Ceramic precision machining is the process of carving ceramic materials into various forms using computer-guided tools. The process combines CNC milling, drilling, grinding, and turning techniques. These methods are suitable for ceramics that have reached their maximum density after firing. Due to their hardness and brittleness, ceramics present challenges to traditional machining methods. Ceramic CNC machining stands out for its superior accuracy in producing complex and detailed ceramic parts. Precision machine tools can provide meticulous control over cutting and forming tools, ensuring the manufacture of high-quality and accurate parts.

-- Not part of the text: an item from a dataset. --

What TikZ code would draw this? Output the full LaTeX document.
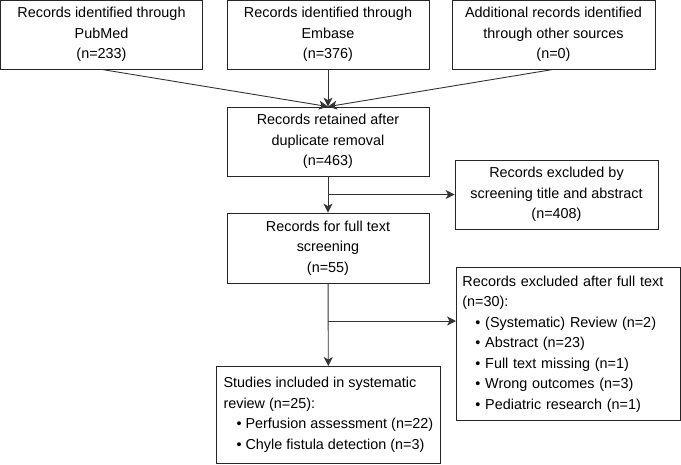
\documentclass[tikz,border=0pt]{standalone}
\usepackage{fontspec}
\setmainfont{Liberation Sans}
\usetikzlibrary{positioning,arrows.meta}
\tikzset{
    every node/.style={
        font=\fontsize{14.4}{20.5}\selectfont
    },
    block/.style={
        shape=rectangle,
        draw=black!85,
        line width=0.8pt,
        align=center,
        inner sep=0pt,
        minimum width=202pt,
        minimum height=69pt
    },
    listbox/.style={
        shape=rectangle,
        draw=black!85,
        line width=0.8pt,
        align=left,
        inner xsep=6pt,
        inner ysep=0pt,
        anchor=north west
    },
    flow/.style={
        draw=black!80,
        line width=0.9pt,
        -{Stealth[length=9pt,width=9pt,inset=2.5pt]}
    }
}
\newcommand{\bul}{\hspace*{13pt}\textbullet\ }

\begin{document}
\begin{tikzpicture}[x=1pt, y=1pt]
		\useasboundingbox (0,0) rectangle (681,-464);
		\node (pm) at (101.5,-34.5) [block] {Records identified through\\PubMed\\(n=233)};
		\node (em) at (328,-34.5) [block] {Records identified through\\Embase\\(n=376)};
		\node (ad) at (553.5,-34.5) [block, minimum width=203pt] {Additional records identified\\through other sources\\(n=0)};
		
		\node (rt) at (328,-141.5) [block] {Records retained after\\duplicate removal\\(n=463)};
		\node (ex1) at (556.5,-194.5) [block, minimum width=203pt] {Records excluded by\\screening title and abstract\\(n=408)};
		
		\node (ft) at (328,-248) [block, minimum height=70pt] {Records for full text\\screening\\(n=55)};
		\node (ex2) at (456,-267) [listbox, text width=212pt, minimum height=153pt] {Records excluded after full text\\(n=30):\\
			\bul (Systematic) Review (n=2)\\
			\bul Abstract (n=23)\\
			\bul Full text missing (n=1)\\
			\bul Wrong outcomes (n=3)\\
			\bul Pediatric research (n=1)};
		
		\node (inc) at (216,-366) [listbox, minimum width=224pt, minimum height=97pt] {Studies included in systematic\\review (n=25):\\
			\bul Perfusion assessment (n=22)\\
			\bul Chyle fistula detection (n=3)};
		
		\coordinate (b1) at (328,-194.5);
		\coordinate (b2) at (328,-321);
		
		\draw [flow] (pm.south) -- (rt.north);
		\draw [flow] (em) -- (rt);
		\draw [flow] (ad.south) -- (rt.north);
		\draw [flow] (rt) -- (ft);
		\draw [flow] (b1) -- (ex1.west);
		\draw [flow] (ft) -- (inc);
		\draw [flow] (b2) -- (b2 -| ex2.west);
	\end{tikzpicture}
\end{document}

Compared to other manufacturing methods such as laser cutting and water jet cutting, Ceramic CNC machining has become a more cost-effective option. This is because CNC machining reduces the number of errors and increases productivity compared to laser cutting. In addition, the overall expenses associated with Ceramic CNC machining tend to be significantly lower than laser cutting.

The process of Ceramic CNC machining is highly scalable. This means that we can increase or decrease the number of ceramic parts manufactured based on market demand.This scalability helps minimize material waste because products are produced based on demand.

Various ceramic materials have different properties of mechanical, physical, and chemical, so not all ceramic materials are suitable for CNC machining. The following are the most suitable materials for CNC machining: Alumina ceramic, Aluminum nitride, Boron nitride, Silicon carbide ceramic, Zirconia ceramic, Steatite ceramic, Quartz ceramic, Cordierite ceramic, Mullite ceramic, Macor, Glass, Graphite, Mycalex.